WHAT THIS TASK INVOLVES: With the pictures left out, copy the listing below exactly.

PROVIDED DATA:
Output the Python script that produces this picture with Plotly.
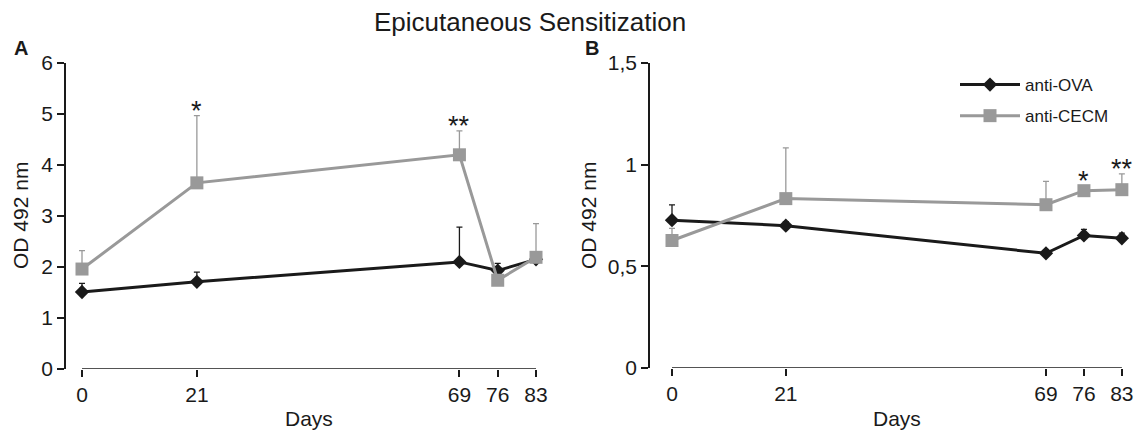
import plotly.graph_objects as go

# ---------------- data ----------------
days = [0, 21, 69, 76, 83]
day_labels = ["0", "21", "69", "76", "83"]

# Panel A (OD 492 nm)
a_ova = [1.51, 1.71, 2.10, 1.93, 2.15]
a_ova_err = [0.17, 0.19, 0.68, 0.14, 0.08]
a_cecm = [1.96, 3.65, 4.20, 1.74, 2.19]
a_cecm_err = [0.36, 1.32, 0.47, 0.08, 0.66]
a_stars = {21: "*", 69: "**"}

# Panel B (OD 492 nm)
b_ova = [0.727, 0.700, 0.564, 0.652, 0.638]
b_ova_err = [0.075, 0.02, 0.01, 0.03, 0.025]
b_cecm = [0.627, 0.833, 0.803, 0.872, 0.877]
b_cecm_err = [0.06, 0.25, 0.115, 0.025, 0.078]
b_stars = {76: "*", 83: "**"}

a_yticks = [0, 1, 2, 3, 4, 5, 6]
a_yticktext = ["0", "1", "2", "3", "4", "5", "6"]
b_yticks = [0, 0.5, 1, 1.5]
b_yticktext = ["0", "0,5", "1", "1,5"]

series_names = ["anti-OVA", "anti-CECM"]

# ---------------- style ----------------
W, H = 1142, 432
OFF = 8  # page body margin in the browser
BLACK = "#1a1a1a"
GREY = "#999999"
FONT = "Liberation Sans, Arial, sans-serif"


def px_x(p):
    return (p - OFF) / W


def px_y(p):
    return 1 - (p - OFF) / H


fig = go.Figure()


def add_panel(xa, ya, ova, ova_err, cecm, cecm_err, showlegend):
    fig.add_trace(go.Scatter(
        x=days, y=ova, mode="lines+markers", name=series_names[0],
        legendgroup="ova",
        xaxis=xa, yaxis=ya, showlegend=showlegend, cliponaxis=False,
        line=dict(color=BLACK, width=3),
        marker=dict(symbol="diamond", size=11, color=BLACK),
        error_y=dict(type="data", symmetric=False, array=ova_err,
                     arrayminus=[0] * len(ova_err), color=BLACK,
                     thickness=1.3, width=3),
    ))
    fig.add_trace(go.Scatter(
        x=days, y=cecm, mode="lines+markers", name=series_names[1],
        legendgroup="cecm",
        xaxis=xa, yaxis=ya, showlegend=showlegend, cliponaxis=False,
        line=dict(color=GREY, width=3),
        marker=dict(symbol="square", size=13, color=GREY),
        error_y=dict(type="data", symmetric=False, array=cecm_err,
                     arrayminus=[0] * len(cecm_err), color=GREY,
                     thickness=1.3, width=3),
    ))


add_panel("x", "y", a_ova, a_ova_err, a_cecm, a_cecm_err, False)
add_panel("x2", "y2", b_ova, b_ova_err, b_cecm, b_cecm_err, True)

# axis geometry (pixels in the page)
A_yaxis_px, A_x0_px, A_scale = 66, 82, 5.47
B_yaxis_px, B_x0_px, B_scale = 650, 672, 5.42
A_right_px = A_x0_px + 83 * A_scale + 4
B_right_px = B_x0_px + 83 * B_scale + 4

xcommon = dict(
    tickmode="array", tickvals=days, ticktext=day_labels,
    showline=False, zeroline=False, showgrid=False, automargin=False,
    ticks="outside", ticklen=7, tickwidth=1.5, tickcolor=BLACK,
    tickfont=dict(family=FONT, size=21, color=BLACK),
)
ycommon = dict(
    showline=True, linecolor=BLACK, linewidth=1.5, zeroline=False,
    showgrid=False, ticks="outside", ticklen=7, tickwidth=1.5,
    automargin=False,
    tickcolor=BLACK, tickfont=dict(family=FONT, size=21, color=BLACK),
)

fig.update_layout(
    template="none",
    width=W, height=H, margin=dict(l=0, r=0, t=0, b=0, pad=0),
    autosize=False,
    paper_bgcolor="white", plot_bgcolor="white",
    font=dict(family=FONT, color=BLACK),
    xaxis=dict(domain=[px_x(A_yaxis_px), px_x(A_right_px)],
               range=[(A_yaxis_px - A_x0_px) / A_scale, 83 + 4 / A_scale],
               anchor="y", **xcommon),
    yaxis=dict(domain=[px_y(369), px_y(63)], range=[0, 6],
               tickvals=a_yticks, ticktext=a_yticktext, anchor="x",
               **ycommon),
    xaxis2=dict(domain=[px_x(B_yaxis_px), px_x(B_right_px)],
                range=[(B_yaxis_px - B_x0_px) / B_scale, 83 + 4 / B_scale],
                anchor="y2", **xcommon),
    yaxis2=dict(domain=[px_y(368), px_y(63)], range=[0, 1.5],
                tickvals=b_yticks, ticktext=b_yticktext, anchor="x2",
                **ycommon),
    legend=dict(x=px_x(955), y=px_y(67), xanchor="left", yanchor="top",
                font=dict(family=FONT, size=17, color=BLACK),
                itemwidth=60, bgcolor="rgba(0,0,0,0)", borderwidth=0,
                traceorder="grouped", tracegroupgap=6),
    showlegend=True,
)

# x-axis lines from day 0 to day 83 (offset from the y axis, as in the figure)
for xr, yr in (("x", "y"), ("x2", "y2")):
    fig.add_shape(type="line", xref=xr, yref=yr, x0=days[0], x1=days[-1],
                  y0=0, y1=0, line=dict(color=BLACK, width=1.5))


def ann(text, xc, yc, size, angle=0):
    return dict(text=text, x=px_x(xc), y=px_y(yc), xref="paper", yref="paper",
                xanchor="center", yanchor="middle", showarrow=False,
                textangle=angle, font=dict(family=FONT, size=size, color=BLACK))


annotations = [
    ann("Epicutaneous Sensitization", 530, 22, 26),
    ann("<b>A</b>", 21, 48, 20),
    ann("<b>B</b>", 592, 48, 20),
    ann("OD 492 nm", 21, 216, 21, -90),
    ann("OD 492 nm", 589, 216, 21, -90),
    ann("Days", (2 * A_x0_px + 83 * A_scale) / 2, 418, 21),
    ann("Days", (2 * B_x0_px + 83 * B_scale) / 2, 418, 21),
]
# significance stars
for stars, vals, errs, xr, yr in ((a_stars, a_cecm, a_cecm_err, "x", "y"),
                                  (b_stars, b_cecm, b_cecm_err, "x2", "y2")):
    for d, s in stars.items():
        i = days.index(d)
        annotations.append(dict(text=s, x=d, y=vals[i] + errs[i], xref=xr,
                                yref=yr, showarrow=False, xanchor="center",
                                yanchor="bottom", yshift=-12,
                                font=dict(family=FONT, size=27, color=BLACK)))

fig.update_layout(annotations=annotations)
fig.write_html("out.html")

SOLUTION TO THIS TASK:
Output the Python script that produces this picture with Plotly.
import plotly.graph_objects as go

# ---------------- data ----------------
days = [0, 21, 69, 76, 83]
day_labels = ["0", "21", "69", "76", "83"]

# Panel A (OD 492 nm)
a_ova = [1.51, 1.71, 2.10, 1.93, 2.15]
a_ova_err = [0.17, 0.19, 0.68, 0.14, 0.08]
a_cecm = [1.96, 3.65, 4.20, 1.74, 2.19]
a_cecm_err = [0.36, 1.32, 0.47, 0.08, 0.66]
a_stars = {21: "*", 69: "**"}

# Panel B (OD 492 nm)
b_ova = [0.727, 0.700, 0.564, 0.652, 0.638]
b_ova_err = [0.075, 0.02, 0.01, 0.03, 0.025]
b_cecm = [0.627, 0.833, 0.803, 0.872, 0.877]
b_cecm_err = [0.06, 0.25, 0.115, 0.025, 0.078]
b_stars = {76: "*", 83: "**"}

a_yticks = [0, 1, 2, 3, 4, 5, 6]
a_yticktext = ["0", "1", "2", "3", "4", "5", "6"]
b_yticks = [0, 0.5, 1, 1.5]
b_yticktext = ["0", "0,5", "1", "1,5"]

series_names = ["anti-OVA", "anti-CECM"]

# ---------------- style ----------------
W, H = 1142, 432
OFF = 8  # page body margin in the browser
BLACK = "#1a1a1a"
GREY = "#999999"
FONT = "Liberation Sans, Arial, sans-serif"


def px_x(p):
    return (p - OFF) / W


def px_y(p):
    return 1 - (p - OFF) / H


fig = go.Figure()


def add_panel(xa, ya, ova, ova_err, cecm, cecm_err, showlegend):
    fig.add_trace(go.Scatter(
        x=days, y=ova, mode="lines+markers", name=series_names[0],
        legendgroup="ova",
        xaxis=xa, yaxis=ya, showlegend=showlegend, cliponaxis=False,
        line=dict(color=BLACK, width=3),
        marker=dict(symbol="diamond", size=11, color=BLACK),
        error_y=dict(type="data", symmetric=False, array=ova_err,
                     arrayminus=[0] * len(ova_err), color=BLACK,
                     thickness=1.3, width=3),
    ))
    fig.add_trace(go.Scatter(
        x=days, y=cecm, mode="lines+markers", name=series_names[1],
        legendgroup="cecm",
        xaxis=xa, yaxis=ya, showlegend=showlegend, cliponaxis=False,
        line=dict(color=GREY, width=3),
        marker=dict(symbol="square", size=13, color=GREY),
        error_y=dict(type="data", symmetric=False, array=cecm_err,
                     arrayminus=[0] * len(cecm_err), color=GREY,
                     thickness=1.3, width=3),
    ))


add_panel("x", "y", a_ova, a_ova_err, a_cecm, a_cecm_err, False)
add_panel("x2", "y2", b_ova, b_ova_err, b_cecm, b_cecm_err, True)

# axis geometry (pixels in the page)
A_yaxis_px, A_x0_px, A_scale = 66, 82, 5.47
B_yaxis_px, B_x0_px, B_scale = 650, 672, 5.42
A_right_px = A_x0_px + 83 * A_scale + 4
B_right_px = B_x0_px + 83 * B_scale + 4

xcommon = dict(
    tickmode="array", tickvals=days, ticktext=day_labels,
    showline=False, zeroline=False, showgrid=False, automargin=False,
    ticks="outside", ticklen=7, tickwidth=1.5, tickcolor=BLACK,
    tickfont=dict(family=FONT, size=21, color=BLACK),
)
ycommon = dict(
    showline=True, linecolor=BLACK, linewidth=1.5, zeroline=False,
    showgrid=False, ticks="outside", ticklen=7, tickwidth=1.5,
    automargin=False,
    tickcolor=BLACK, tickfont=dict(family=FONT, size=21, color=BLACK),
)

fig.update_layout(
    template="none",
    width=W, height=H, margin=dict(l=0, r=0, t=0, b=0, pad=0),
    autosize=False,
    paper_bgcolor="white", plot_bgcolor="white",
    font=dict(family=FONT, color=BLACK),
    xaxis=dict(domain=[px_x(A_yaxis_px), px_x(A_right_px)],
               range=[(A_yaxis_px - A_x0_px) / A_scale, 83 + 4 / A_scale],
               anchor="y", **xcommon),
    yaxis=dict(domain=[px_y(369), px_y(63)], range=[0, 6],
               tickvals=a_yticks, ticktext=a_yticktext, anchor="x",
               **ycommon),
    xaxis2=dict(domain=[px_x(B_yaxis_px), px_x(B_right_px)],
                range=[(B_yaxis_px - B_x0_px) / B_scale, 83 + 4 / B_scale],
                anchor="y2", **xcommon),
    yaxis2=dict(domain=[px_y(368), px_y(63)], range=[0, 1.5],
                tickvals=b_yticks, ticktext=b_yticktext, anchor="x2",
                **ycommon),
    legend=dict(x=px_x(955), y=px_y(67), xanchor="left", yanchor="top",
                font=dict(family=FONT, size=17, color=BLACK),
                itemwidth=60, bgcolor="rgba(0,0,0,0)", borderwidth=0,
                traceorder="grouped", tracegroupgap=6),
    showlegend=True,
)

# x-axis lines from day 0 to day 83 (offset from the y axis, as in the figure)
for xr, yr in (("x", "y"), ("x2", "y2")):
    fig.add_shape(type="line", xref=xr, yref=yr, x0=days[0], x1=days[-1],
                  y0=0, y1=0, line=dict(color=BLACK, width=1.5))


def ann(text, xc, yc, size, angle=0):
    return dict(text=text, x=px_x(xc), y=px_y(yc), xref="paper", yref="paper",
                xanchor="center", yanchor="middle", showarrow=False,
                textangle=angle, font=dict(family=FONT, size=size, color=BLACK))


annotations = [
    ann("Epicutaneous Sensitization", 530, 22, 26),
    ann("<b>A</b>", 21, 48, 20),
    ann("<b>B</b>", 592, 48, 20),
    ann("OD 492 nm", 21, 216, 21, -90),
    ann("OD 492 nm", 589, 216, 21, -90),
    ann("Days", (2 * A_x0_px + 83 * A_scale) / 2, 418, 21),
    ann("Days", (2 * B_x0_px + 83 * B_scale) / 2, 418, 21),
]
# significance stars
for stars, vals, errs, xr, yr in ((a_stars, a_cecm, a_cecm_err, "x", "y"),
                                  (b_stars, b_cecm, b_cecm_err, "x2", "y2")):
    for d, s in stars.items():
        i = days.index(d)
        annotations.append(dict(text=s, x=d, y=vals[i] + errs[i], xref=xr,
                                yref=yr, showarrow=False, xanchor="center",
                                yanchor="bottom", yshift=-12,
                                font=dict(family=FONT, size=27, color=BLACK)))

fig.update_layout(annotations=annotations)
fig.write_html("out.html")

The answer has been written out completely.